CourtMaryland Court of Appeals

APPEAL from the Superior Court of Baltimore City.

This was an action brought by the appellee against the appellant to recover a sum of money, obtained from the former by the latter, in the sale of a vessel by fraudulent and deceitful representations. Two exceptions were taken by the defendant--the first is fully stated in the opinion of the Court, and was abandoned on the appeal. The second exception is as follows. The plaintiff offered the following prayer:

That if the jury find for the plaintiff on the fifth count in the declaration, the measure of damages is the difference between the actual cost price of the Cumberland to the defendant which the jury must find, and the amount that the jury may find the defendant falsely represented to the plaintiff the actual cost price of said steamer to have been.

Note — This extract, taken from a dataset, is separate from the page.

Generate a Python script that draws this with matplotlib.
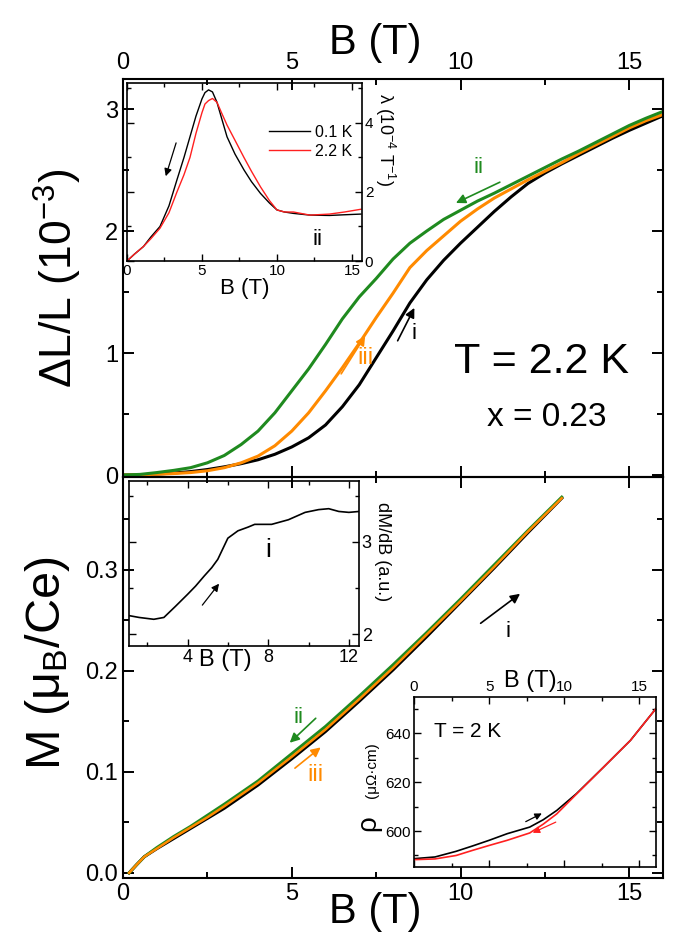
import numpy as np
import matplotlib
matplotlib.use('Agg')
import matplotlib.pyplot as plt
from matplotlib.ticker import MultipleLocator

plt.rcParams['font.family'] = ['Liberation Sans', 'DejaVu Sans']
plt.rcParams['mathtext.fontset'] = 'custom'
plt.rcParams['mathtext.rm'] = 'Liberation Sans'
plt.rcParams['mathtext.it'] = 'Liberation Sans:italic'
plt.rcParams['mathtext.default'] = 'regular'

GREEN = '#1f8a1f'
ORANGE = '#ff8a00'
RED = '#ff2020'

# magnetostriction dL/L (1e-3), T = 2.2 K
B_dl = [0, 0.5, 1, 1.5, 2, 2.5, 3, 3.5, 4, 4.5, 5, 5.5, 6, 6.5, 7, 7.5, 8, 8.5, 9, 9.5,
        10, 10.5, 11, 11.5, 12, 12.5, 13, 13.5, 14, 14.5, 15, 15.5, 16]
dl_i = [0, 0.002, 0.008, 0.016, 0.028, 0.045, 0.067, 0.093, 0.125, 0.17, 0.23, 0.305, 0.41, 0.56,
        0.74, 0.96, 1.18, 1.41, 1.60, 1.76, 1.90, 2.03, 2.16, 2.28, 2.39, 2.475, 2.55, 2.62,
        2.69, 2.76, 2.825, 2.885, 2.945]
dl_iii = [0, 0.002, 0.006, 0.012, 0.02, 0.035, 0.06, 0.10, 0.155, 0.24, 0.36, 0.51, 0.69, 0.88,
          1.08, 1.29, 1.49, 1.70, 1.84, 1.96, 2.08, 2.18, 2.27, 2.345, 2.42, 2.49, 2.56, 2.635,
          2.705, 2.775, 2.845, 2.905, 2.955]
dl_ii = [0, 0.005, 0.02, 0.038, 0.06, 0.10, 0.16, 0.25, 0.36, 0.51, 0.69, 0.87, 1.07, 1.28,
         1.46, 1.61, 1.77, 1.90, 2.00, 2.095, 2.17, 2.245, 2.31, 2.38, 2.45, 2.52, 2.59, 2.655,
         2.725, 2.795, 2.865, 2.925, 2.98]

# magnetization M (muB/Ce)
B_m = [0.18, 0.4, 0.63, 1.0, 1.5, 2.0, 2.5, 3.0, 4.0, 5.0, 6.0, 7.0, 8.0, 9.0, 10.0, 11.0, 12.0, 13.0]
m_i = [0, 0.008, 0.016, 0.024, 0.034, 0.044, 0.054, 0.064, 0.087, 0.113, 0.140, 0.170, 0.201, 0.234, 0.268, 0.302, 0.337, 0.371]
m_iii = [0, 0.008, 0.016, 0.024, 0.035, 0.045, 0.055, 0.066, 0.089, 0.115, 0.142, 0.172, 0.203, 0.236, 0.269, 0.303, 0.338, 0.371]
m_ii = [0, 0.008, 0.016, 0.025, 0.036, 0.046, 0.057, 0.068, 0.091, 0.118, 0.145, 0.175, 0.206, 0.238, 0.271, 0.305, 0.339, 0.372]

# inset: lambda (1e-4 1/T)
B_lam = [0, 0.5, 1.1, 1.6, 2.2, 2.8, 3.33, 3.8, 4.2, 4.6, 5.0, 5.2, 5.44, 5.7, 6.0, 6.3, 6.67,
         7.2, 7.8, 8.3, 8.9, 9.5, 10.0, 10.5, 11.1, 12.2, 13.5, 14.5, 15.6]
lam_01 = [0, 0.2, 0.42, 0.7, 1.0, 1.6, 2.35, 3.0, 3.6, 4.2, 4.7, 4.88, 4.96, 4.9, 4.6, 4.15, 3.6,
          3.1, 2.64, 2.3, 1.96, 1.68, 1.48, 1.42, 1.38, 1.33, 1.32, 1.34, 1.36]
lam_22 = [0, 0.2, 0.42, 0.65, 0.95, 1.4, 2.0, 2.5, 3.0, 3.7, 4.3, 4.55, 4.65, 4.71, 4.6, 4.3, 3.94,
          3.5, 3.0, 2.6, 2.15, 1.75, 1.48, 1.42, 1.42, 1.33, 1.36, 1.42, 1.5]

# inset: dM/dB (a.u.)
B_dm = [1.1, 1.6, 2.33, 2.83, 3.4, 4.0, 4.4, 4.83, 5.2, 5.5, 6.0, 6.5, 7.0, 7.33, 8.17, 9.0, 9.83, 10.5, 11.0, 11.5, 12.0, 12.5]
dmdb = [2.2, 2.18, 2.16, 2.18, 2.3, 2.43, 2.52, 2.63, 2.72, 2.81, 3.04, 3.12, 3.16, 3.19, 3.19, 3.24, 3.32, 3.35, 3.36, 3.33, 3.32, 3.33]

# inset: resistivity (uOhm cm), T = 2 K
B_rho = [0, 1.4, 2.8, 3.9, 5.0, 6.2, 7.7, 8.6, 9.5, 10.8, 12.6, 14.4, 16.1]
rho_up = [588.7, 589.4, 591.7, 593.9, 596.2, 598.9, 601.6, 604.6, 608.4, 615.2, 626.0, 637.0, 650.0]
rho_dn = [588.3, 588.6, 590.0, 592.1, 594.1, 596.2, 599.2, 602.8, 607.0, 615.0, 626.0, 637.0, 650.0]

fig = plt.figure(figsize=(6.74, 9.46), dpi=100)

def style_main(ax, ymaj, ymin):
    ax.xaxis.set_major_locator(MultipleLocator(5))
    ax.xaxis.set_minor_locator(MultipleLocator(2.5))
    ax.yaxis.set_major_locator(MultipleLocator(ymaj))
    ax.yaxis.set_minor_locator(MultipleLocator(ymin))
    ax.tick_params(which='both', direction='in', top=True, right=True, width=1.4, labelsize=17)
    ax.tick_params(which='major', length=8)
    ax.tick_params(which='minor', length=4.5)
    for s in ax.spines.values():
        s.set_linewidth(1.5)
    ax.patch.set_alpha(0)

# top panel
ax1 = fig.add_axes([0.1825, 0.4958, 0.8012, 0.4207], zorder=3)
ax1.plot(B_dl, dl_i, color='black', lw=2.2)
ax1.plot(B_dl, dl_iii, color=ORANGE, lw=2.2)
ax1.plot(B_dl, dl_ii, color=GREEN, lw=2.2)
ax1.set_xlim(0, 16)
ax1.set_ylim(-0.016, 3.246)
style_main(ax1, 1, 0.5)
ax1.tick_params(labeltop=True, labelbottom=False)
ax1.set_xlabel('B (T)', fontsize=30)
ax1.xaxis.set_label_position('top')
ax1.xaxis.set_label_coords(0.467, 1.04)
ax1.xaxis.label.set_va('bottom')
ax1.set_ylabel(r'$\Delta$L/L (10$^{-3}$)', fontsize=32)
ax1.yaxis.set_label_coords(-0.072, 0.5)
ax1.text(12.4, 0.93, 'T = 2.2 K', fontsize=31, ha='center', va='center')
ax1.text(12.55, 0.47, 'x = 0.23', fontsize=24, ha='center', va='center')
ax1.text(10.53, 2.52, 'ii', color=GREEN, fontsize=16, ha='center', va='center')
ax1.annotate('', xy=(9.79, 2.22), xytext=(11.24, 2.41),
             arrowprops=dict(arrowstyle='-|>', color=GREEN, lw=1.2, mutation_scale=14))
ax1.text(8.61, 1.16, 'i', color='black', fontsize=16, ha='center', va='center')
ax1.annotate('', xy=(8.67, 1.39), xytext=(8.1, 1.08),
             arrowprops=dict(arrowstyle='-|>', color='black', lw=1.2, mutation_scale=14))
ax1.text(7.19, 0.96, 'iii', color=ORANGE, fontsize=17, ha='center', va='center')
ax1.annotate('', xy=(7.22, 1.16), xytext=(6.42, 0.81),
             arrowprops=dict(arrowstyle='-|>', color=ORANGE, lw=1.2, mutation_scale=14))

# bottom panel
ax2 = fig.add_axes([0.1825, 0.0719, 0.8012, 0.4239], zorder=3)
ax2.plot(B_m, m_i, color='black', lw=2.2)
ax2.plot(B_m, m_ii, color=GREEN, lw=2.2)
ax2.plot(B_m, m_iii, color=ORANGE, lw=1.8)
ax2.set_xlim(0, 16)
ax2.set_ylim(-0.005, 0.392)
style_main(ax2, 0.1, 0.05)
ax2.yaxis.set_major_formatter(plt.FuncFormatter(lambda v, p: '%.1f' % v))
ax2.set_xlabel('B (T)', fontsize=30)
ax2.xaxis.set_label_coords(0.467, -0.035)
ax2.set_ylabel(r'M ($\mu_B$/Ce)', fontsize=35)
ax2.yaxis.set_label_coords(-0.094, 0.536)
ax2.text(11.42, 0.239, 'i', color='black', fontsize=16, ha='center', va='center')
ax2.annotate('', xy=(11.83, 0.278), xytext=(10.53, 0.2455),
             arrowprops=dict(arrowstyle='-|>', color='black', lw=1.2, mutation_scale=14))
ax2.text(5.2, 0.154, 'ii', color=GREEN, fontsize=16, ha='center', va='center')
ax2.annotate('', xy=(4.88, 0.127), xytext=(5.77, 0.155),
             arrowprops=dict(arrowstyle='-|>', color=GREEN, lw=1.2, mutation_scale=14))
ax2.text(5.71, 0.097, 'iii', color=ORANGE, fontsize=17, ha='center', va='center')
ax2.annotate('', xy=(5.92, 0.126), xytext=(5.03, 0.102),
             arrowprops=dict(arrowstyle='-|>', color=ORANGE, lw=1.2, mutation_scale=14))

def style_inset(ax, lsize):
    ax.tick_params(which='both', direction='in', top=True, right=True, width=1.0, labelsize=lsize, pad=2)
    ax.tick_params(which='major', length=5)
    ax.tick_params(which='minor', length=3)
    for s in ax.spines.values():
        s.set_linewidth(1.2)

# inset: lambda
ax3 = fig.add_axes([0.1884, 0.7241, 0.3487, 0.1882], zorder=1)
ax3.plot(B_lam, lam_01, color='black', lw=1.0, label='0.1 K')
ax3.plot(B_lam, lam_22, color=RED, lw=1.0, label='2.2 K')
ax3.set_xlim(0, 15.67)
ax3.set_ylim(0, 5.16)
ax3.xaxis.set_major_locator(MultipleLocator(5))
ax3.xaxis.set_minor_locator(MultipleLocator(2.5))
ax3.yaxis.set_major_locator(MultipleLocator(2))
ax3.yaxis.set_minor_locator(MultipleLocator(1))
style_inset(ax3, 11)
ax3.tick_params(labelleft=False, labelright=True)
ax3.set_xlabel('B (T)', fontsize=16, labelpad=0)
ax3.text(1.098, 0.68, r'$\lambda$ (10$^{-4}$ T$^{-1}$)', fontsize=13, rotation=270,
         ha='center', va='center', transform=ax3.transAxes)
ax3.legend(loc='upper right', bbox_to_anchor=(1.0, 0.82), frameon=False, fontsize=11.5,
           handlelength=2.6, handletextpad=0.3, borderaxespad=0.2, labelspacing=0.25)
ax3.text(12.67, 0.61, 'ii', fontsize=16, ha='center', va='center')
ax3.annotate('', xy=(2.53, 2.38), xytext=(3.33, 3.5),
             arrowprops=dict(arrowstyle='-|>', color='black', lw=0.9, mutation_scale=11))

# inset: dM/dB
ax4 = fig.add_axes([0.1914, 0.3171, 0.3412, 0.1744], zorder=1)
ax4.plot(B_dm, dmdb, color='black', lw=1.2)
ax4.set_xlim(1.1, 12.5)
ax4.set_ylim(1.87, 3.66)
ax4.xaxis.set_major_locator(MultipleLocator(4))
ax4.xaxis.set_minor_locator(MultipleLocator(2))
ax4.yaxis.set_major_locator(MultipleLocator(1))
ax4.yaxis.set_minor_locator(MultipleLocator(0.5))
style_inset(ax4, 13)
ax4.tick_params(labelleft=False, labelright=True)
ax4.text(1.104, 0.57, 'dM/dB (a.u.)', fontsize=13, rotation=270,
         ha='center', va='center', transform=ax4.transAxes)
ax4.set_xlabel('B (T)', fontsize=17)
ax4.xaxis.set_label_coords(0.42, -0.02)
ax4.text(8.0, 2.91, 'i', fontsize=19, ha='center', va='center')
ax4.annotate('', xy=(5.65, 2.57), xytext=(4.65, 2.29),
             arrowprops=dict(arrowstyle='-|>', color='black', lw=0.9, mutation_scale=11))

# inset: resistivity
ax5 = fig.add_axes([0.6142, 0.0835, 0.3591, 0.1797], zorder=4)
ax5.plot(B_rho, rho_up, color='black', lw=1.2)
ax5.plot(B_rho, rho_dn, color=RED, lw=1.2)
ax5.set_xlim(0, 16.1)
ax5.set_ylim(585.3, 654.7)
ax5.xaxis.set_major_locator(MultipleLocator(5))
ax5.xaxis.set_minor_locator(MultipleLocator(2.5))
ax5.yaxis.set_major_locator(MultipleLocator(20))
ax5.yaxis.set_minor_locator(MultipleLocator(10))
style_inset(ax5, 11)
ax5.tick_params(labeltop=True, labelbottom=False)
ax5.xaxis.set_label_position('top')
ax5.set_xlabel('B (T)', fontsize=17)
ax5.xaxis.set_label_coords(0.48, 1.03)
ax5.xaxis.label.set_va('bottom')
ax5.text(-0.175, 0.25, r'$\rho$', fontsize=20, rotation=90, ha='center', va='center',
         transform=ax5.transAxes)
ax5.text(-0.172, 0.57, '(μΩ·cm)', fontsize=11, rotation=90, ha='center', va='center',
         transform=ax5.transAxes)
ax5.text(0.22, 0.8, 'T = 2 K', fontsize=15, ha='center', va='center', transform=ax5.transAxes)
ax5.annotate('', xy=(8.67, 607.7), xytext=(7.27, 603.3),
             arrowprops=dict(arrowstyle='-|>', color='black', lw=0.9, mutation_scale=10))
ax5.annotate('', xy=(7.73, 598.8), xytext=(9.6, 604.1),
             arrowprops=dict(arrowstyle='-|>', color=RED, lw=0.9, mutation_scale=10))

fig.savefig('out.png', dpi=100)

And the defendant asked the following instructions:

1st. That the plaintiff is not entitled to recover in this case unless the jury believe that the defendant, by false and fraudulent representations, induced him to pay more for the interest bought by him in the steamer Cumberland than said interest was actually worth, and if the jury so believe, then the plaintiff is only entitled to recover the excess so paid by him, over and above the actual value of said interest at the time of said purchase.

2d. That even if the jury believe that the defendant, by false and fraudulent representations, induced the plaintiff to pay more for the interest bought by the plaintiff in the steamer Cumberland than the defendant had paid therefor, the plaintiff is not entitled to recover more than the difference between the actual value of said interest and the amount paid by the plaintiff therefor.

The Court granted the prayer of the plaintiff and rejected those of the defendant; to this ruling the defendant excepted, and the verdict and judgment being against him, he appealed.

The cause was argued before BARTOL, C.J., NELSON, STEWART, MILLER and ALVEY, J.

John H. Thomas, for the appellant:

If the appellee were required to pay, and supposed he was paying, an eighth, not of the value of the steamer, but an eighth of the cost price, he might, on finding that he had been deceived, have treated the contract as a nullity, and have sought to recover back the purchase money. But he retained the interest he had acquired, and sought to recover damages for the deceit. Those damages were only the difference between the value of what he had bought and the price he had paid for it. If actually worth as much as he had paid, it was damnum absque injuria, which entitled him only to nominal damages.

If the appellant had received the purchase money and refused to convey the stipulated eighth of the steamer, the measure of damage, in the absence of any special damage alleged and proven, would have been the value of that eighth interest at the time when it ought to have been conveyed. The appellee had the benefit of that eighth interest. It of course ought to have been deducted from what he would have been entitled to recover if he had not had it. This was the precise measure of damage which the appellant by his prayers asked to have prescribed, and which the Court refused.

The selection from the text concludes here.